Requirement – Please write out the lines of the data exactly, beginning with the first and ending with the line containing "edgecolor='black', hatch='xx', linewidth=0)"; leave the pictures behind.

--- start of Dataset section ---

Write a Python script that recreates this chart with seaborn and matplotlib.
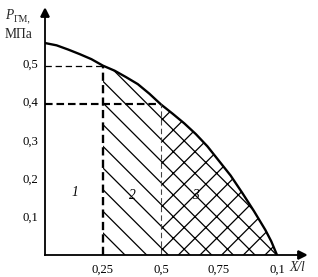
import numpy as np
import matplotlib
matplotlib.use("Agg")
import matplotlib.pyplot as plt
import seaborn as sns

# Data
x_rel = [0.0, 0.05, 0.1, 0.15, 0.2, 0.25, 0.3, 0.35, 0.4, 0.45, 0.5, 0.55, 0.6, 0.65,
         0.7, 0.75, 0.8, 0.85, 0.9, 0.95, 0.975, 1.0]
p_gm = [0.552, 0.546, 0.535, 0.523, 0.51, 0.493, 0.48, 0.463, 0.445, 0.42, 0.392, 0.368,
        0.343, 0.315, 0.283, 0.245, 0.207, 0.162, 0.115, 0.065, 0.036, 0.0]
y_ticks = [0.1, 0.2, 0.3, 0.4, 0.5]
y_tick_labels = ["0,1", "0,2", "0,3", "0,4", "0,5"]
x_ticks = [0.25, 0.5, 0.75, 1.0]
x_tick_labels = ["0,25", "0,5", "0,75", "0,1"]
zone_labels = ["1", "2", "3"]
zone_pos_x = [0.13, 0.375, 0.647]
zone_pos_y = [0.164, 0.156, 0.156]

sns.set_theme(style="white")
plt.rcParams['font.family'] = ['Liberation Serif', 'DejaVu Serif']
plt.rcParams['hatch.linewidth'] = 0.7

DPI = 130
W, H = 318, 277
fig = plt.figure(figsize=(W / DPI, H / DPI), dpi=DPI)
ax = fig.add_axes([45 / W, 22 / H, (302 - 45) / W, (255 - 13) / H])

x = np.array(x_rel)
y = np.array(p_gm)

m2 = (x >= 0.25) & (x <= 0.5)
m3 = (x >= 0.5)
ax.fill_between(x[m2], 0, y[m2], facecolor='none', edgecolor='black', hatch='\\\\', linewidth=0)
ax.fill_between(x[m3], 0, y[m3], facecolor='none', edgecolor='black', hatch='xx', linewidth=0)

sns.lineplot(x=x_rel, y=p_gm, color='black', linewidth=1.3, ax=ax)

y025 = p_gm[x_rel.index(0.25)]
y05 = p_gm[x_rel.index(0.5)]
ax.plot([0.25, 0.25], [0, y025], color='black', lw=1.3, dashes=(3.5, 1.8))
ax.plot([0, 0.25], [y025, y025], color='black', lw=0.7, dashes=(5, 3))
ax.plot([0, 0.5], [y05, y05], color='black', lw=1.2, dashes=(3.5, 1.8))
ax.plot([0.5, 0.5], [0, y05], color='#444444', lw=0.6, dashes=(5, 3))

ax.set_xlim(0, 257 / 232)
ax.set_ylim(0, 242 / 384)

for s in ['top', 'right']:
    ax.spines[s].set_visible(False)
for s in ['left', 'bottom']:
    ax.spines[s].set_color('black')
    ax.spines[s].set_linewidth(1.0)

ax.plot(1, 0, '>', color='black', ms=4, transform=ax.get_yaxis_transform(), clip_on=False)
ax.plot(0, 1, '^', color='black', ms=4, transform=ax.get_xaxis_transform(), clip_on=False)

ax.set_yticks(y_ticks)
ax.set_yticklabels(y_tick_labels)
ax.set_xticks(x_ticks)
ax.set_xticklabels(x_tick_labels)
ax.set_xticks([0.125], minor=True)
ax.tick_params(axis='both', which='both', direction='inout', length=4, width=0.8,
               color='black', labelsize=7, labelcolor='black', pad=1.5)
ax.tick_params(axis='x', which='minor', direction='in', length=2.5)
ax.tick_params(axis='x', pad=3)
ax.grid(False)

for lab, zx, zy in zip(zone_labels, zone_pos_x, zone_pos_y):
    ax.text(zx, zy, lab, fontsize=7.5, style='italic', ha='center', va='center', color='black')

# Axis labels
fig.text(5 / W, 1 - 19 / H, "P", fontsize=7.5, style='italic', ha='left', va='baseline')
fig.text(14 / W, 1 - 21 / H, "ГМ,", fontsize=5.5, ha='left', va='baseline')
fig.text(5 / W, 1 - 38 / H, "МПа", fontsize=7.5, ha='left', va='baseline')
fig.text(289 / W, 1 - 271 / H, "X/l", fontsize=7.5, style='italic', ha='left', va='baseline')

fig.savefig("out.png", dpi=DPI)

--- end of Dataset section ---

Reply to the task –
Write a Python script that recreates this chart with seaborn and matplotlib.
import numpy as np
import matplotlib
matplotlib.use("Agg")
import matplotlib.pyplot as plt
import seaborn as sns

# Data
x_rel = [0.0, 0.05, 0.1, 0.15, 0.2, 0.25, 0.3, 0.35, 0.4, 0.45, 0.5, 0.55, 0.6, 0.65,
         0.7, 0.75, 0.8, 0.85, 0.9, 0.95, 0.975, 1.0]
p_gm = [0.552, 0.546, 0.535, 0.523, 0.51, 0.493, 0.48, 0.463, 0.445, 0.42, 0.392, 0.368,
        0.343, 0.315, 0.283, 0.245, 0.207, 0.162, 0.115, 0.065, 0.036, 0.0]
y_ticks = [0.1, 0.2, 0.3, 0.4, 0.5]
y_tick_labels = ["0,1", "0,2", "0,3", "0,4", "0,5"]
x_ticks = [0.25, 0.5, 0.75, 1.0]
x_tick_labels = ["0,25", "0,5", "0,75", "0,1"]
zone_labels = ["1", "2", "3"]
zone_pos_x = [0.13, 0.375, 0.647]
zone_pos_y = [0.164, 0.156, 0.156]

sns.set_theme(style="white")
plt.rcParams['font.family'] = ['Liberation Serif', 'DejaVu Serif']
plt.rcParams['hatch.linewidth'] = 0.7

DPI = 130
W, H = 318, 277
fig = plt.figure(figsize=(W / DPI, H / DPI), dpi=DPI)
ax = fig.add_axes([45 / W, 22 / H, (302 - 45) / W, (255 - 13) / H])

x = np.array(x_rel)
y = np.array(p_gm)

m2 = (x >= 0.25) & (x <= 0.5)
m3 = (x >= 0.5)
ax.fill_between(x[m2], 0, y[m2], facecolor='none', edgecolor='black', hatch='\\\\', linewidth=0)
ax.fill_between(x[m3], 0, y[m3], facecolor='none', edgecolor='black', hatch='xx', linewidth=0)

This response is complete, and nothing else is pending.